Councilman Brandon Coan said he's done plenty to clean up the litter, crime and blight developing on Bardstown Road but admits he's barely made a dent.
In a weekly newsletter, he said the Bardstown Road "doomsday clock is two minutes to midnight."
"I think people who have been longtime stakeholders in the area — business owners, residents — they feel like sort of the retail mix has declined, the road's gotten dirtier, sort of just less enjoyable to stroll and spend time there," Coan said. "You know, I feel like Bardstown Road is kind of in a funk, and we all need to work together to bring it back and make it the city's premier commercial corridor again."
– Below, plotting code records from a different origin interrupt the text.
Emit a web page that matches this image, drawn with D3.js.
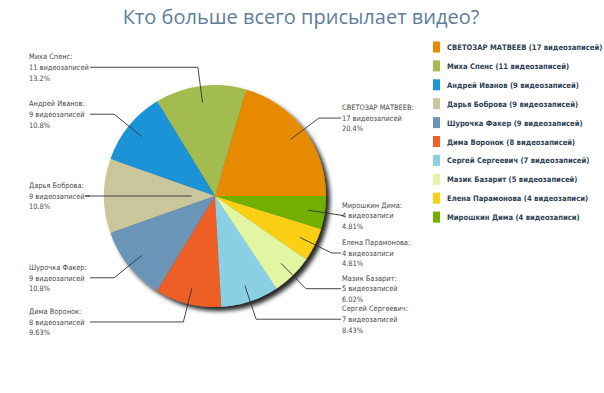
<!DOCTYPE html>
<html lang="ru">
<head>
<meta charset="UTF-8">
<title>Кто больше всего присылает видео?</title>
<script src="https://d3js.org/d3.v7.min.js"></script>
<style>
  body { margin: 0; background: #fff; }
  svg { display: block; }
  .lbl { font-family: "DejaVu Sans Condensed", "DejaVu Sans", sans-serif; font-size: 7.4px; fill: #4a4a4a; }
  .leg { font-family: "DejaVu Sans Condensed", "DejaVu Sans", sans-serif; font-size: 7.6px; font-weight: bold; fill: #2f3f55; }
</style>
</head>
<body>
<div id="chart"></div>
<script>
// data
const names = ["СВЕТОЗАР МАТВЕЕВ", "Миха Спенс", "Андрей Иванов", "Дарья Боброва", "Шурочка Факер",
               "Дима Воронок", "Сергей Сергеевич", "Мазик Базарит", "Елена Парамонова", "Мирошкин Дима"];
const counts = [17, 11, 9, 9, 9, 8, 7, 5, 4, 4];
const units = ["видеозаписей", "видеозаписей", "видеозаписей", "видеозаписей", "видеозаписей",
               "видеозаписей", "видеозаписей", "видеозаписей", "видеозаписи", "видеозаписи"];
const percents = ["20.4%", "13.2%", "10.8%", "10.8%", "10.8%", "9.63%", "8.43%", "6.02%", "4.81%", "4.81%"];
const colors = ["#e68a00", "#a3bc4f", "#1e93d6", "#cac79d", "#6b95b7",
                "#ee5e26", "#8bcfe5", "#e2f5a2", "#fbcf14", "#71af00"];

const W = 604, H = 393;
const cx = 215, cy = 196, R = 111;

const svg = d3.select("#chart").append("svg")
    .attr("width", W).attr("height", H);

// drop shadow for the pie
const defs = svg.append("defs");
const f = defs.append("filter").attr("id", "shadow")
    .attr("x", "-20%").attr("y", "-20%").attr("width", "140%").attr("height", "140%");
f.append("feDropShadow").attr("dx", 4).attr("dy", 4).attr("stdDeviation", 2.2)
    .attr("flood-color", "#000").attr("flood-opacity", 0.85);

svg.append("text")
    .attr("x", 301).attr("y", 24)
    .attr("text-anchor", "middle")
    .style("font-family", "'Open Sans', 'DejaVu Sans', sans-serif")
    .style("font-size", "20px")
    .style("fill", "#5f7d9c")
    .text("Кто больше всего присылает видео?");

const data = names.map((n, i) => ({ name: n, count: counts[i], unit: units[i], pct: percents[i], color: colors[i] }));

// slices run counter-clockwise from 3 o'clock
const pie = d3.pie().value(d => d.count).sort(null)
    .startAngle(Math.PI / 2).endAngle(Math.PI / 2 - 2 * Math.PI);
const arcs = pie(data);
const arc = d3.arc().innerRadius(0).outerRadius(R);

const g = svg.append("g").attr("transform", `translate(${cx},${cy})`);
const slices = g.append("g").attr("filter", "url(#shadow)");
slices.selectAll("path").data(arcs).enter().append("path")
    .attr("d", arc)
    .attr("fill", d => d.data.color);

// leader lines and labels
const outR = 1.17 * R;
const leftX = 90 - cx, rightX = 341 - cx;
const innerTweak = { "Дарья Боброва": 0.21 };
const pt = (a, r) => [r * Math.sin(a), -r * Math.cos(a)];

arcs.forEach(d => {
  const mid = (d.startAngle + d.endAngle) / 2;
  const left = Math.sin(mid) < 0;
  const p0 = pt(mid, (innerTweak[d.data.name] || 0.85) * R);
  const p1 = pt(mid, outR);
  const ex = left ? leftX : rightX;
  g.append("path")
    .attr("d", d3.line()([p0, p1, [ex, p1[1]]]))
    .attr("fill", "none").attr("stroke", "#333").attr("stroke-width", 0.9);

  const tx = left ? ex - 61 : ex + 1;
  const t = g.append("text").attr("class", "lbl")
    .attr("x", tx)
    .attr("y", p1[1] + 2.8);
  [d.data.name + ":", d.data.count + " " + d.data.unit, d.data.pct].forEach((s, k) => {
    t.append("tspan").attr("x", tx).attr("dy", k === 0 ? -10.6 : 10.6).text(s);
  });
});

// legend
const legend = svg.append("g").attr("transform", "translate(433,47)");
const item = legend.selectAll("g").data(data).enter().append("g")
    .attr("transform", (d, i) => `translate(0,${i * 18.9})`);
item.append("rect").attr("x", 0).attr("y", -5.5).attr("width", 7).attr("height", 11)
    .attr("fill", d => d.color);
item.append("text").attr("class", "leg").attr("x", 14).attr("y", 3)
    .text(d => `${d.name} (${d.count} ${d.unit})`);
</script>
</body>
</html>
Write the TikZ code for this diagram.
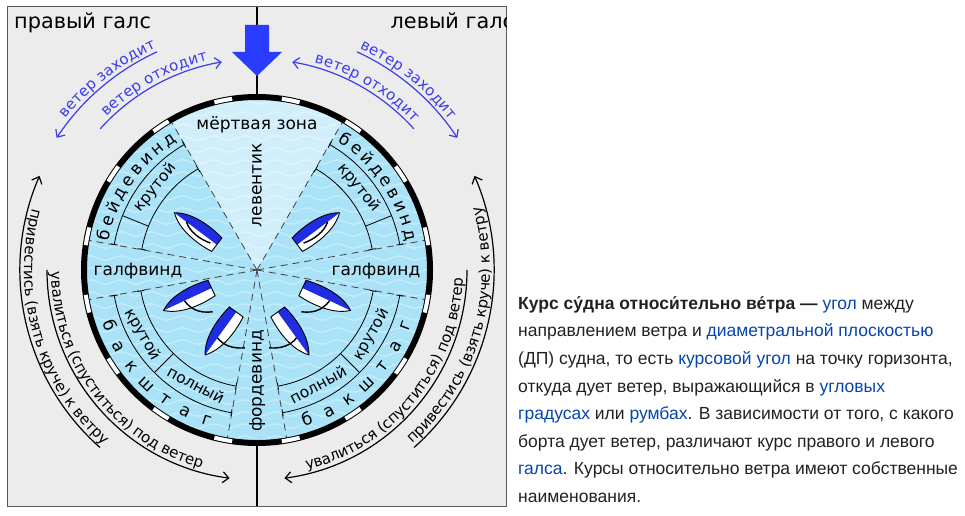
\documentclass[tikz,border=0pt]{standalone}
\usepackage{fontspec}
\setmainfont{DejaVu Sans}
\newfontfamily\wikifont{Liberation Sans}
\usetikzlibrary{arrows.meta,decorations.text,decorations.pathmorphing}

\definecolor{panel}{RGB}{236,236,236}
\definecolor{sea}{RGB}{170,226,247}
\definecolor{wave}{RGB}{196,237,251}
\definecolor{windblue}{RGB}{42,60,255}
\definecolor{shiftblue}{RGB}{60,60,235}
\definecolor{hullblue}{RGB}{32,44,226}
\definecolor{linkblue}{RGB}{6,69,173}
\definecolor{ink}{RGB}{32,33,34}

\newcommand{\arcsize}{\fontsize{15}{15}\selectfont}
\newcommand{\wikilink}[1]{\textcolor{linkblue}{#1}}

% yacht: centre, heading, side (1 or -1), sail
\newcommand{\yacht}[4]{%
  \begin{scope}[shift={(#1)}, rotate=#2, yscale=#3]
    \fill[white] (27,0) .. controls (13,11) and (-10,11) .. (-26,8.5) -- (-26,0) -- cycle;
    \fill[hullblue] (27,0) .. controls (13,-11) and (-10,-11) .. (-26,-8.5) -- (-26,0) -- cycle;
    \draw[line width=0.9pt] (27,0) .. controls (13,11) and (-10,11) .. (-26,8.5)
      -- (-26,-8.5) .. controls (-10,-11) and (13,-11) .. (27,0) -- cycle;
    \draw[line width=1.4pt] #4;
  \end{scope}}

\tikzset{
  sector/.style={black!75, line width=0.8pt, dash pattern=on 7pt off 5pt},
  band/.style={line width=0.8pt, arrows={Bar[width=7pt]-Bar[width=7pt]}},
  course/.style={inner sep=0pt, anchor=base, font=\fontsize{17}{17}\selectfont},
  subcourse/.style={inner sep=0pt, anchor=base, font=\fontsize{15.5}{15.5}\selectfont},
  tack/.style={inner sep=0pt, anchor=base west, font=\fontsize{20.8}{20.8}\selectfont},
  turn/.style={line width=1.2pt, >={Straight Barb[length=6pt,width=11pt]}},
  arctext/.style n args={3}{postaction={decorate, decoration={text along path,
    raise=4pt, text align={left indent=#2}, text color=#1, text={|\arcsize|#3}}}},
  wikiline/.style={inner sep=0pt, anchor=base west, text=ink,
    font=\wikifont\fontsize{17.5}{17.5}\selectfont},
}

\begin{document}
\begin{tikzpicture}[x=1pt, y=1pt]
  \useasboundingbox (0,0) rectangle (965,515);
  \coordinate (O) at (257,245);

  \draw[black!65, fill=panel, line width=1pt] (7,9) rectangle (506,508);
  \begin{scope}
  \clip (7,9) rectangle (506,508);
  \draw[line width=1.5pt] (257,508) -- (257,9);
  \fill[windblue] (245,490) -- (269,490) -- (269,463) -- (282,463) -- (257,439)
    -- (232,463) -- (245,463) -- cycle;

  % sea
  \begin{scope}
    \clip (O) circle[radius=173];
    \fill[sea] (O) circle[radius=173];
    \foreach \y in {65,77,...,425}
      \draw[wave, line width=1.4pt, decorate,
        decoration={snake, amplitude=2.2pt, segment length=31pt}] (80,\y) -- (440,\y);
    \fill[white, opacity=0.45] (O) -- ([shift={(60:180)}]O)
      arc[start angle=60, end angle=120, radius=180] -- cycle;
  \end{scope}

  \foreach \t in {120,170,190,260,60,10,-10,-80}
    \draw[sector] (O) -- ([shift={(\t:171)}]O);

  \foreach \s in {1,-1} {
    \draw[band] ([shift={(90+30*\s:145)}]O) arc[start angle=90+30*\s, end angle=90+80*\s, radius=145];
    \draw[band] ([shift={(90+30*\s:117)}]O) arc[start angle=90+30*\s, end angle=90+80*\s, radius=117];
    \draw[band] ([shift={(90+100*\s:145)}]O) arc[start angle=90+100*\s, end angle=90+170*\s, radius=145];
    \draw[band] ([shift={(90+100*\s:118)}]O) arc[start angle=90+100*\s, end angle=90+170*\s, radius=118];
    \draw[line width=0.8pt] ([shift={(90+68*\s:117)}]O) -- ([shift={(90+68*\s:145)}]O);
    \draw[line width=0.8pt] ([shift={(90+135*\s:118)}]O) -- ([shift={(90+135*\s:145)}]O);
  }

  % courses
  \foreach \ch [count=\i] in {б,е,й,д,е,в,и,н,д} {
    \pgfmathsetmacro\f{77-5.375*(\i-1)}
    \path ([shift={(90+\f:151.5)}]O) node[course, rotate=\f] (bl\i) {\ch};
    \pgfmathsetmacro\f{34+5.375*(\i-1)}
    \path ([shift={(90-\f:151.5)}]O) node[course, rotate=-\f] (br\i) {\ch};
  }
  \foreach \ch [count=\i] in {б,а,к,ш,т,а,г} {
    \pgfmathsetmacro\f{110.5+8.5*(\i-1)}
    \path ([shift={(90+\f:163.5)}]O) node[course, rotate=\f+180] (kl\i) {\ch};
    \pgfmathsetmacro\f{161.5-8.5*(\i-1)}
    \path ([shift={(90-\f:163.5)}]O) node[course, rotate=180-\f] (kr\i) {\ch};
  }
  \path ([shift={(141:126.8)}]O) node[subcourse, rotate=51] (steepL) {крутой};
  \path ([shift={(39:126.8)}]O) node[subcourse, rotate=-51] (steepR) {крутой};
  \path ([shift={(209.5:135.7)}]O) node[subcourse, rotate=299.5] (runL) {крутой};
  \path ([shift={(-29.5:135.7)}]O) node[subcourse, rotate=60.5] (runR) {крутой};
  \path ([shift={(242:135.7)}]O) node[subcourse, rotate=332] (fullL) {полный};
  \path ([shift={(-62:135.7)}]O) node[subcourse, rotate=28] (fullR) {полный};

  \node[course] (dead) at (257,385.5) {мёртвая зона};
  \node[course, rotate=90] (levent) at (261.5,330) {левентик};
  \node[course] (halfL) at (138,239.5) {галфвинд};
  \node[course] (halfR) at (376,239.5) {галфвинд};
  \node[course, rotate=90] (ford) at (261.5,134) {фордевинд};

  % boats
  \yacht{196,286}{143}{1}{(12,0) .. controls (4,6) and (-10,6) .. (-20,2.5)}
  \yacht{188,216}{205}{1}{(4,0) .. controls (2,10) and (-4,18) .. (-17,22)}
  \yacht{221,182}{234}{1}{(6,0) .. controls (9,10) and (5,20) .. (-2,28)}
  \yacht{318,286}{37}{-1}{(12,0) .. controls (4,6) and (-10,6) .. (-20,2.5)}
  \yacht{326,216}{-25}{-1}{(4,0) .. controls (2,10) and (-4,18) .. (-17,22)}
  \yacht{293,182}{-54}{-1}{(6,0) .. controls (9,10) and (5,20) .. (-2,28)}

  % rim
  \draw[line width=6pt] (O) circle[radius=173];
  \foreach \k in {0,...,15}
    \draw[white, line width=4pt] ([shift={(8.25+22.5*\k:173)}]O)
      arc[start angle=8.25+22.5*\k, end angle=14.25+22.5*\k, radius=173];

  % turning the boat
  \draw[turn, shiftblue, <-, arctext={shiftblue}{20.5pt}{ветер заходит}]
    ([shift={(146.6:240)}]O) arc[start angle=146.6, end angle=114.6, radius=240];
  \draw[turn, shiftblue, ->, arctext={shiftblue}{12.9pt}{ветер отходит}]
    ([shift={(138:211)}]O) arc[start angle=138, end angle=99.6, radius=211];
  \draw[turn, shiftblue, ->, arctext={shiftblue}{1pt}{ветер заходит}]
    ([shift={(65.4:240)}]O) arc[start angle=65.4, end angle=33.4, radius=240];
  \draw[turn, shiftblue, <-, arctext={shiftblue}{21.4pt}{ветер отходит}]
    ([shift={(80.4:211)}]O) arc[start angle=80.4, end angle=42, radius=211];

  \draw[turn, ->, arctext={black}{2pt}{увалиться (спуститься) под ветер}]
    ([shift={(180:210)}]O) arc[start angle=180, end angle=262.5, radius=210];
  \draw[turn, <-, arctext={black}{33.5pt}{привестись (взять круче) к ветру}]
    ([shift={(156.6:237)}]O) arc[start angle=156.6, end angle=228.5, radius=237];
  \draw[turn, <-, arctext={black}{23.8pt}{увалиться (спуститься) под ветер}]
    ([shift={(-82.5:210)}]O) arc[start angle=-82.5, end angle=0, radius=210];
  \draw[turn, ->, arctext={black}{1pt}{привестись (взять круче) к ветру}]
    ([shift={(-48.5:237)}]O) arc[start angle=-48.5, end angle=23.4, radius=237];

  \node[tack] (starboard) at (14,486) {правый галс};
  \node[tack] (port) at (390.5,486) {левый галс};
  \end{scope}

  % caption
  \node[wikiline] (p1) at (518,205.7) {\textbf{Курс су́дна относи́тельно ве́тра —} \wikilink{угол} между};
  \node[wikiline] (p2) at (518,178.1) {направлением ветра и \wikilink{диаметральной плоскостью}};
  \node[wikiline] (p3) at (518,150.5) {(ДП) судна, то есть \wikilink{курсовой угол} на точку горизонта,};
  \node[wikiline] (p4) at (518,122.9) {откуда дует ветер, выражающийся в \wikilink{угловых}};
  \node[wikiline] (p5) at (518,95.3) {\wikilink{градусах} или \wikilink{румбах}. В зависимости от того, с какого};
  \node[wikiline] (p6) at (518,67.7) {борта дует ветер, различают курс правого и левого};
  \node[wikiline] (p7) at (518,40.1) {\wikilink{галса}. Курсы относительно ветра имеют собственные};
  \node[wikiline] (p8) at (518,12.5) {наименования.};
\end{tikzpicture}
\end{document}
Coan believes a turning point could happen when Mayor Greg Fischer addresses the Highland Commerce Guild at Gilda's Club Kentuckiana, 2440 Grinstead Ave., at 11:30 a.m. Sept. 23.
"Anytime you get an opportunity to talk to the leader of the city, it's one you don't want to miss," Coan said.
Aaron Givhan, the president of the Highland Commerce Guild, will be at Fischer's address to talk Bardstown Road problems but he said he thinks Coan is exaggerating how bad conditions are.
"I don't see doom and gloom," said Givhan, who points to a Saturday morning community clean-up as proof. "There is no community that has not experienced trouble. The question is, 'What do they do? Do they use the trouble to unite?'"
But will existing efforts be enough to turn Bardstown Road around or prevent the next business closure?
"It's fight or flight," said Botkins, who's considered relocating Parkside Bikes. "Do I double down and work with our neighbors to make this what we think it could really be, or do we ask those hard questions?"
For now, Botkins plans to keep fighting.
"This road desperately needs a capital improvement project," Botkins said. "If you own a property on Bardstown Road, along this three-mile stretch here, and it's sitting empty or it's set back and not being active or it's dormant, please consider doing something with it."